Language of document : ECLI:EU:F:2011:44

URTEIL DES GERICHTS FÜR DEN ÖFFENTLICHEN DIENST
(Zweite Kammer)

14. April 2011

Rechtssache F‑113/07

Irmantas Šimonis

gegen

Europäische Kommission

„Öffentlicher Dienst – Beamte – Interinstitutionelle Übernahme – Rechts- und Sprachsachverständiger – Auswechslung der Begründung – Erfordernis eines Mindestdienstalters“

Gegenstand: Klage nach Art. 236 EG und Art. 152 EA auf Aufhebung der dem Kläger am 8. März 2007 zur Kenntnis gelangten Entscheidung der Kommission, ihn von dem in der interinstitutionellen Stellenausschreibung COM/2007/142 vorgesehenen Auswahlverfahren dadurch auszuschließen, dass sie davon absieht, beim Gerichtshof seine Übernahme zu beantragen

Entscheidung: Die Entscheidung, mit der die Europäische Kommission Herrn Šimonis von dem in der Stellenausschreibung COM/2007/142 vorgesehenen Auswahlverfahren ausgeschlossen hat, indem sie davon abgesehen hat, beim Gerichtshof der Europäischen Union seine Übernahme zu beantragen, wird aufgehoben.
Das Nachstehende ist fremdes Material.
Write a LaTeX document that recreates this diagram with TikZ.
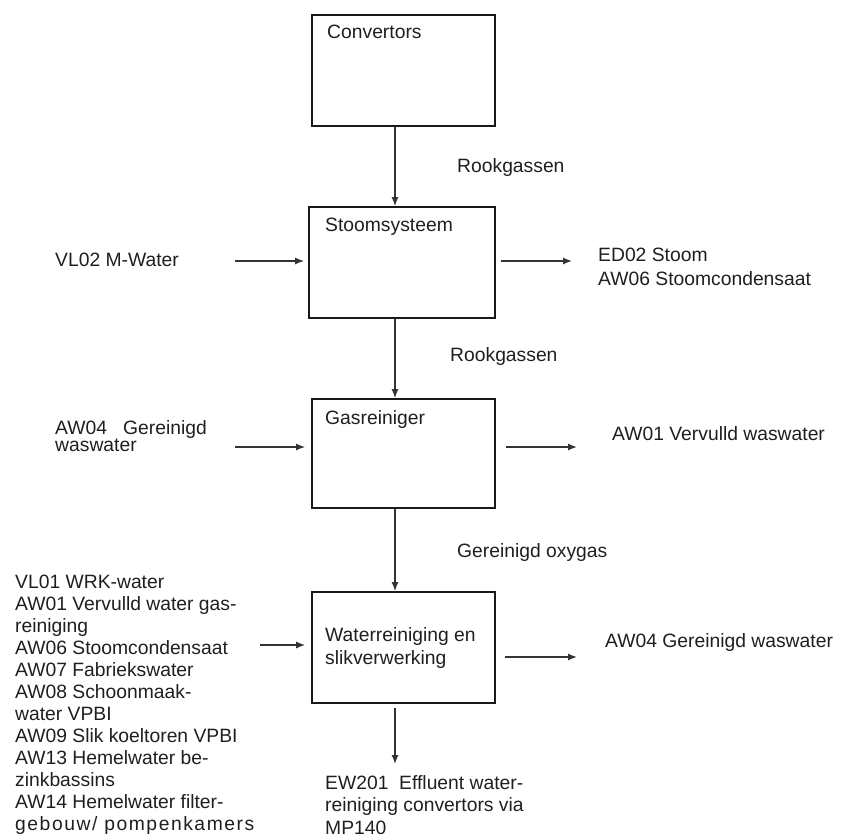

Die Kommission trägt ihre eigenen Kosten und die Kosten des Klägers. Die Republik Litauen trägt als Streithelferin zur Unterstützung der Anträge des Klägers ihre eigenen Kosten.

Leitsätze

1.      Beamte – Klage – Beschwerende Maßnahme – Ausdrückliche Zurückweisung der Beschwerde – Entscheidung nach Überprüfung einer früheren Entscheidung – Zulässigkeit

(Beamtenstatut, Art. 90 und 91)

2.      Beamte – Stellenausschreibung – Zweck – Verpflichtung der Verwaltung, die erforderlichen Voraussetzungen für die Besetzung einer Planstelle anzugeben – Umfang

(Beamtenstatut, Art. 29)

3.      Beamte – Einstellung – Kriterien – Dienstliches Interesse – Ermessen der Verwaltung – Grenzen

(Beamtenstatut, Art. 29)

4.      Beamte – Einstellung – Verfahren – Auswahl – Ermessen der Verwaltung

(Beamtenstatut, Art. 29 Abs. 1)

5.      Beamte – Einstellung – Verpflichtung der Verwaltung zur Besetzung einer freien Planstelle – Fehlen – Ausnahme

6.      Beamte – Klage – Auswechslung der Begründung der angefochtenen Handlung im Laufe des Verfahrens – Unzulässigkeit – Ausnahme

(Beamtenstatut, Art. 90 und 91)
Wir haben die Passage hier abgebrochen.